Jim Minnery, president of Alaska Family Action, said the idea is “wildly speculative” but not out of the question.

“They think he’s one of the sticking points to getting Republicans to organize, because he’s such a lightning rod,” Minnery said.

While the Democratic candidate running against Eastman in 2018 got just 22% of the vote, the Alaska Democratic Party said in a statement that this year, it’s focused on the general election and its own candidate, Monica Stein-Olson.

“Monica Stein-Olson is a stellar candidate and a pragmatic moderate who we believe is a far better choice than either of the two far-right extremists vying for that seat,” the statement quoted Mindy O’Neall, the party’s coordinated campaign director, as saying. “We believe that Eastman and Sumner’s ideologies and styles fall far outside the Alaska mainstream view.”

Sumner, Eastman’s challenger, said that he’s focused on flipping the House back to Republican control.

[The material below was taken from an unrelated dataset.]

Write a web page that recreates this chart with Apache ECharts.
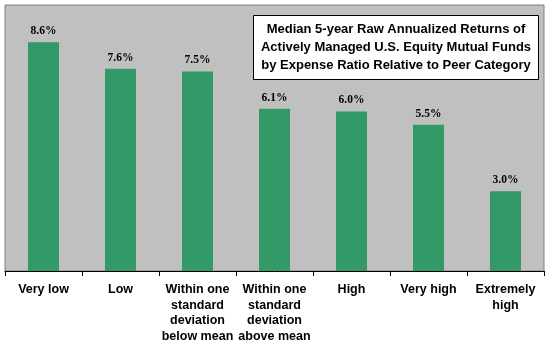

That’s particularly important, Sumner said, because the GOP governor, Mike Dunleavy, has just two years left in his term. If the House changes hands, and a largely-Republican majority remains in power in the Senate, the GOP would control the governor’s office and both legislative chambers, making it easier for the party to set the agenda in Juneau.

If the Mat-Su’s conservative lawmakers can be more flexible, Sumner said, they’ll have a better chance of forming a House majority that reflects their views — even if that means they have to accept policies that may not completely align with their principles.

“I don’t think that I’m saying that I’m less conservative than David Eastman. I think what I’m saying is that I’m more realistic than David Eastman,” Sumner said. “The Valley can have input in the direction of the state, and you can move in a reasonable direction. Or the Valley can sit out, and this coalition of the Democrats and the center-right Republicans will direct the state.”